The Comey Story Is a Political Mess

by Charles C. W. Cooke

It may satisfy President Trump’s insatiable appetite for drama to pretend that the outrage he has provoked by firing James Comey is indicative of nothing more noble than hypocrisy. But, dramatic satisfaction notwithstanding, the president is incorrect in his assessment. Without question, many in America are overreacting wildly to what is the first, rather than the second step, in this story. But that does not mean there is no cause for discomfort. While it remains a possibility that Trump has done this out of pernicious self-interest, it remains possible for an honest observer both to loathe James Comey and to think that the timing of his termination stinks. In my view, conservatives who fail to acknowledge that are withholding the necessary skepticism.

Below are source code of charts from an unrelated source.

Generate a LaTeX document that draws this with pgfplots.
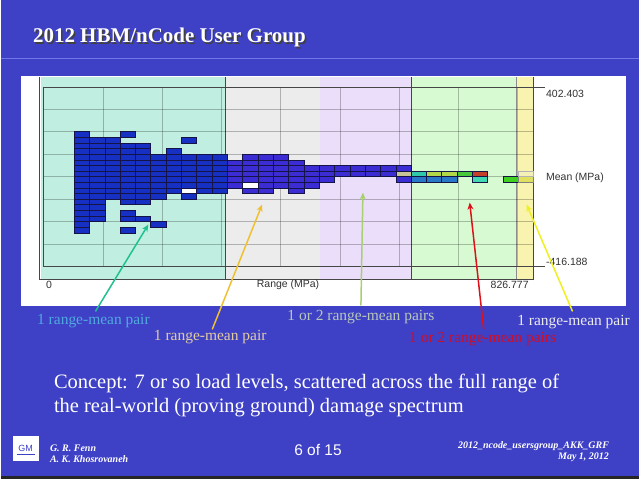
\documentclass[border=0pt]{standalone}
\usepackage{fontspec}
\setmainfont{Liberation Serif}
\newfontfamily\arial{Liberation Sans}
\usepackage{pgfplots}
\usepackage{pgfplotstable}
\pgfplotsset{compat=1.18}
\usetikzlibrary{arrows.meta}

\definecolor{slide}{RGB}{62,64,198}
\definecolor{titleline}{RGB}{112,118,232}
\definecolor{bteal}{RGB}{192,238,224}
\definecolor{bgray}{RGB}{236,236,236}
\definecolor{bpurp}{RGB}{234,222,250}
\definecolor{bgreen}{RGB}{216,250,210}
\definecolor{byell}{RGB}{248,244,176}
\definecolor{framec}{RGB}{70,70,70}
\definecolor{labc}{RGB}{50,50,50}
\definecolor{edge}{RGB}{20,20,70}
\definecolor{cb}{RGB}{22,48,196}
\definecolor{cv}{RGB}{60,44,212}
\definecolor{ct}{RGB}{200,196,150}
\definecolor{cq}{RGB}{48,200,168}
\definecolor{cs}{RGB}{40,120,200}
\definecolor{cy}{RGB}{176,216,72}
\definecolor{cg}{RGB}{72,200,56}
\definecolor{cr}{RGB}{196,64,40}
\definecolor{ca}{RGB}{64,216,176}
\definecolor{cl}{RGB}{64,208,32}
\definecolor{ck}{RGB}{224,224,96}
\definecolor{cp}{RGB}{244,240,184}
\definecolor{tteal}{RGB}{80,170,222}
\definecolor{ttan}{RGB}{226,204,160}
\definecolor{tgg}{RGB}{184,200,184}
\definecolor{tred}{RGB}{200,16,46}
\definecolor{ateal}{RGB}{32,192,144}
\definecolor{aorange}{RGB}{240,192,48}
\definecolor{agreen}{RGB}{168,208,112}
\definecolor{ared}{RGB}{224,16,26}
\definecolor{ayell}{RGB}{240,240,32}

\pgfdeclareplotmark{cell}{%
  \pgfpathrectangle{\pgfqpoint{-7.672pt}{-2.8125pt}}{\pgfqpoint{15.344pt}{5.625pt}}%
  \pgfusepathqfillstroke}

% range bin i (0..31), mean bin j (0..31), colour class c
\pgfplotstableread[row sep=\\]{
i j c\\
2 6 b\\2 7 b\\2 8 b\\2 9 b\\2 10 b\\2 11 b\\2 12 b\\2 13 b\\2 14 b\\2 15 b\\2 16 b\\2 17 b\\2 18 b\\2 19 b\\2 20 b\\2 21 b\\2 22 b\\2 23 b\\
3 8 b\\3 9 b\\3 10 b\\3 11 b\\3 12 b\\3 13 b\\3 14 b\\3 15 b\\3 16 b\\3 17 b\\3 18 b\\3 19 b\\3 20 b\\3 21 b\\3 22 b\\
4 12 b\\4 13 b\\4 14 b\\4 15 b\\4 16 b\\4 17 b\\4 18 b\\4 19 b\\4 20 b\\4 21 b\\4 22 b\\
5 6 b\\5 8 b\\5 9 b\\5 11 b\\5 12 b\\5 13 b\\5 14 b\\5 15 b\\5 16 b\\5 17 b\\5 18 b\\5 19 b\\5 20 b\\5 21 b\\5 23 b\\
6 8 b\\6 11 b\\6 12 b\\6 13 b\\6 14 b\\6 15 b\\6 16 b\\6 17 b\\6 18 b\\6 19 b\\6 20 b\\6 21 b\\
7 7 b\\7 12 b\\7 13 b\\7 14 b\\7 15 b\\7 16 b\\7 17 b\\7 18 b\\7 19 b\\
8 13 b\\8 14 b\\8 15 b\\8 16 b\\8 17 b\\8 18 b\\8 19 b\\8 20 b\\
9 12 b\\9 13 w\\9 14 b\\9 15 b\\9 16 b\\9 17 b\\9 18 b\\9 19 b\\9 22 b\\
10 13 b\\10 14 b\\10 15 b\\10 16 b\\10 17 b\\10 18 b\\10 19 b\\
11 13 b\\11 14 b\\11 15 b\\11 16 b\\11 17 b\\11 18 b\\11 19 b\\
12 14 v\\12 15 v\\12 16 v\\12 17 v\\12 18 v\\
13 13 v\\13 14 w\\13 15 v\\13 16 v\\13 17 v\\13 18 v\\13 19 v\\
14 13 v\\14 14 v\\14 15 v\\14 16 v\\14 17 v\\14 18 v\\14 19 v\\
15 14 v\\15 15 v\\15 16 v\\15 17 v\\15 18 v\\15 19 v\\
16 13 v\\16 14 v\\16 15 v\\16 16 v\\16 17 v\\16 18 v\\
17 14 v\\17 15 v\\17 16 v\\17 17 v\\
18 15 v\\18 16 v\\18 17 v\\
19 16 v\\19 17 v\\20 16 v\\20 17 v\\21 16 v\\21 17 v\\22 16 v\\22 17 v\\
23 15 v\\23 16 t\\23 17 v\\
24 15 s\\24 16 q\\
25 15 s\\25 16 y\\
26 15 s\\26 16 y\\
27 16 g\\
28 15 a\\28 16 r\\
30 15 l\\
31 15 k\\31 16 p\\
}\cells

\newcommand{\fs}[1]{\fontsize{#1}{#1}\selectfont}

\begin{document}
\begin{tikzpicture}[x=1pt,y=1pt]
% slide
\fill[slide] (0,0) rectangle (640,480);
\fill[black!85] (0,0) rectangle (640,3);
\draw[titleline, line width=1.2pt] (0,421) -- (640,421);
\node[anchor=base west, text=black!75, font=\bfseries\fs{21}] at (30.5,435.5) {2012 HBM/nCode User Group};
\node[anchor=base west, text=white, font=\bfseries\fs{21}] at (29,437) {2012 HBM/nCode User Group};
% panel
\fill[white] (20,173) rectangle (627,404);
\fill[bteal] (40,200) rectangle (225,403);
\fill[bgray] (225,200) rectangle (320,403);
\fill[bpurp] (320,200) rectangle (411,403);
\fill[bgreen] (411,200) rectangle (517,403);
\fill[byell] (517,200) rectangle (534,403);
\draw[framec, line width=0.6pt] (225,200) -- (225,403);
\draw[framec, line width=0.6pt] (411,200) -- (411,403);
\draw[black!45, line width=0.5pt] (517,200) -- (517,403);
\draw[framec, line width=0.6pt] (39,403) -- (39,200) -- (534,200) -- (534,403);
\draw[framec, line width=0.6pt] (534,393) -- (545,393);
\draw[framec, line width=0.6pt] (534,213) -- (545,213);

\begin{axis}[at={(43pt,213pt)}, anchor=south west,
  width=491pt, height=180pt, scale only axis,
  xmin=0, xmax=826.777, ymin=-416.188, ymax=402.403,
  xtick={0,100,...,800},
  ytick={-416.188,-313.864,-211.540,-109.216,-6.892,95.432,197.756,300.080,402.403},
  xticklabels={}, yticklabels={}, major tick length=0pt,
  grid=major, grid style={line width=0.5pt, draw=black, opacity=0.25},
  axis line style={draw=framec, line width=0.6pt},
  clip=false]
\addplot[scatter, only marks, point meta=explicit symbolic,
  mark options={line width=0.5pt},
  scatter/classes={
    b={mark=cell,draw=edge,fill=cb},
    v={mark=cell,draw=edge,fill=cv},
    w={mark=cell,draw=edge,fill=white},
    t={mark=cell,draw=edge,fill=ct},
    q={mark=cell,draw=edge,fill=cq},
    s={mark=cell,draw=edge,fill=cs},
    y={mark=cell,draw=edge,fill=cy},
    g={mark=cell,draw=edge,fill=cg},
    r={mark=cell,draw=edge,fill=cr},
    a={mark=cell,draw=edge,fill=ca},
    l={mark=cell,draw=edge,fill=cl},
    k={mark=cell,draw=black!50,fill=ck},
    p={mark=cell,draw=black!30,fill=cp}}]
  table[x expr={(\thisrow{i}+0.5)*25.8368}, y expr={-416.188+(\thisrow{j}+0.5)*25.5810}, meta=c] {\cells};
\end{axis}

% axis texts
\node[anchor=west, text=labc, font=\arial\fs{10.5}] at (543,386) {402.403};
\node[anchor=west, text=labc, font=\arial\fs{10.5}] at (543,302) {Mean (MPa)};
\node[anchor=west, text=labc, font=\arial\fs{10.5}] at (543,218) {-416.188};
\node[anchor=west, text=labc, font=\arial\fs{10.5}] at (42,195) {0};
\node[text=labc, font=\arial\fs{10.5}] at (288,195) {Range (MPa)};
\node[text=labc, font=\arial\fs{10.5}] at (510,195) {826.777};

% arrows
\begin{scope}[line width=1.5pt, -{Stealth[length=7pt,width=6pt]}]
\draw[ateal] (95,168) -- (148,255);
\draw[aorange] (212,150) -- (262,275);
\draw[agreen] (361,174) -- (363,287);
\draw[ared] (484,150) -- (470,277);
\draw[ayell] (573,168) -- (527,275);
\end{scope}

% annotations
\node[text=tteal, font=\fs{15.5}] at (93,158) {1 range-mean pair};
\node[text=ttan, font=\fs{15.5}] at (210,142) {1 range-mean pair};
\node[text=tgg, font=\fs{15.5}] at (361,162) {1 or 2 range-mean pairs};
\node[text=tred, font=\fs{15.5}] at (483,140) {1 or 2 range-mean pairs};
\node[text=white!92!black, font=\fs{15.5}] at (574,157) {1 range-mean pair};

% concept text
\node[anchor=base west, text=white, font=\fs{20.5}] at (50,91) {Concept: 7 or so load levels, scattered across the full range of};
\node[anchor=base west, text=white, font=\fs{20.5}] at (50,67) {the real-world (proving ground) damage spectrum};

% footer
\fill[white] (12,18) rectangle (38,43);
\node[text=slide, font=\arial\fs{9}] at (25,31) {GM};
\draw[slide, line width=0.5pt] (16,25) -- (34,25);
\node[anchor=base west, text=white, font=\bfseries\itshape\fs{10}] at (46,28) {G. R. Fenn};
\node[anchor=base west, text=white, font=\bfseries\itshape\fs{10}] at (46,17) {A. K. Khosrovaneh};
\node[text=white, font=\arial\fs{15.5}] at (318,29) {6 of 15};
\node[anchor=base east, text=white, font=\bfseries\itshape\fs{10}] at (613,31) {2012\_ncode\_usersgroup\_AKK\_GRF};
\node[anchor=base east, text=white, font=\bfseries\itshape\fs{10}] at (613,20) {May 1, 2012};
\end{tikzpicture}
\end{document}
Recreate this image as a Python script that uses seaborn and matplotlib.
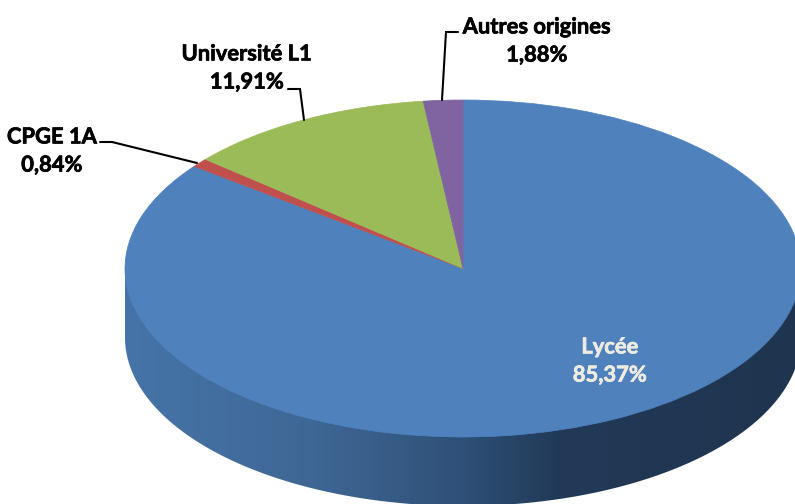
import numpy as np
import seaborn as sns
from matplotlib import pyplot as plt
from matplotlib import patheffects
from matplotlib.colors import LinearSegmentedColormap
from matplotlib.patches import Polygon

# clockwise from the top
categories = ['Lycée', 'CPGE 1A', 'Université L1', 'Autres origines']
shares = [85.37, 0.84, 11.91, 1.88]
slice_colors = ['#4f81bd', '#c0504d', '#9bbb59', '#8064a2']

sns.set_theme(style='white')
plt.rcParams['font.family'] = ['Lato', 'DejaVu Sans']

# geometry of the tilted pie in image pixels
cx, cy = 463, 268.5
rx, ry = 338, 168.5
depth = 69 / ry


def px(x, y):
    return (x - cx) / rx, (cy - y) / ry


fig = plt.figure(figsize=(7.95, 5.04), dpi=100)
ax = fig.add_axes([0, 0, 1, 1])

# side wall of the pie, a left to right shade clipped to the lower rim
theta = np.linspace(np.pi, 2 * np.pi, 300)
rim = np.column_stack([np.cos(theta), np.sin(theta) - depth])
wall = Polygon(np.vstack([rim, [1, 0], [-1, 0]]), closed=True, transform=ax.transData,
               facecolor='none', edgecolor='none')
ax.add_patch(wall)
wall_cmap = LinearSegmentedColormap.from_list('wall', [
    (0.00, '#4674a8'),
    (0.28, '#3f6795'),
    (0.50, '#2f5077'),
    (0.64, '#223a58'),
    (1.00, '#1f344e'),
])
shade = ax.imshow(np.linspace(0, 1, 256).reshape(1, -1), cmap=wall_cmap, aspect='auto',
                  extent=(-1, 1, -1 - depth, 0), zorder=1)
shade.set_clip_path(wall)

# top face
wedges, _ = ax.pie(shares, colors=slice_colors, startangle=90, counterclock=False,
                   radius=1, frame=True)
for w, c in zip(wedges, slice_colors):
    w.set_zorder(2)
    w.set_edgecolor(c)
    w.set_linewidth(0.5)

ax.set_aspect('auto')
ax.set_xlim(px(0, 0)[0], px(795, 0)[0])
ax.set_ylim(px(0, 504)[1], px(0, 0)[1])
ax.axis('off')


def pct(v):
    return f'{v:.2f}'.replace('.', ',') + '%'


# label centre in pixels, one per category
label_pos = [(610, 361), (52, 151), (247, 68), (537, 41)]
label_col = ['#eeece1', 'black', 'black', 'black']
for name, v, (lx, ly), col in zip(categories, shares, label_pos, label_col):
    tx, ty = px(lx, ly)
    t = ax.text(tx, ty, f'{name}\n{pct(v)}', ha='center', va='center', color=col,
                fontsize=15.8, fontweight='bold', linespacing=1.42, zorder=5)
    t.set_path_effects([patheffects.withStroke(linewidth=0.5, foreground=col)])

# leader lines
leaders = [
    [(100, 142), (112, 142), (197, 163)],
    [(288, 89), (300, 89), (304, 120)],
    [(458, 32), (446, 32), (442, 100)],
]
for line in leaders:
    pts = np.array([px(x, y) for x, y in line])
    ax.plot(pts[:, 0], pts[:, 1], color='black', lw=1.5, zorder=4, solid_joinstyle='miter')

fig.savefig('out.png', dpi=100)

That said, how this will play out really is anyone’s guess. And frankly, I’m not sure that from a political perspective Trump’s post hoc play is a bad one. How, after all, is the public supposed to react when both Comey’s behavior in office and his firing are cast as a “constitutional crisis”? How should more casual viewers process the fact that the Paul Krugmans of the world have charged both that “Comey and Putin installed a crazy, vindictive can’t-handle-the-truth person in the White House” and that that can’t-handle-the-truth person is “a legitimacy crisis waiting to happen” for getting rid of his supposed abettor? James Comey is disliked by two-thirds of Americans, and his approval rating among Democrats is at a remarkably low 12 percent. Can it be any surprise that the public is confused as to what it is supposed to believe?

Take, by way of example, this clip from last night’s Late Show in which the audience needs to be told that Comey’s firing is a Bad Thing.

I bring this up not to dismiss the possibility that there is something insidious going on here, but rather to suggest that, absent a bombshell revelation that puts it into clear context, this story is likely to remain extremely confused. In the last year, James Comey has been seen by both sides as both a model public servant and a partisan hack; as a check and as a conspirator; as the hero and as the villain. Atop all of what is important and true, it may well be the case that a single emotion prevails through the discussion of his departure: relief.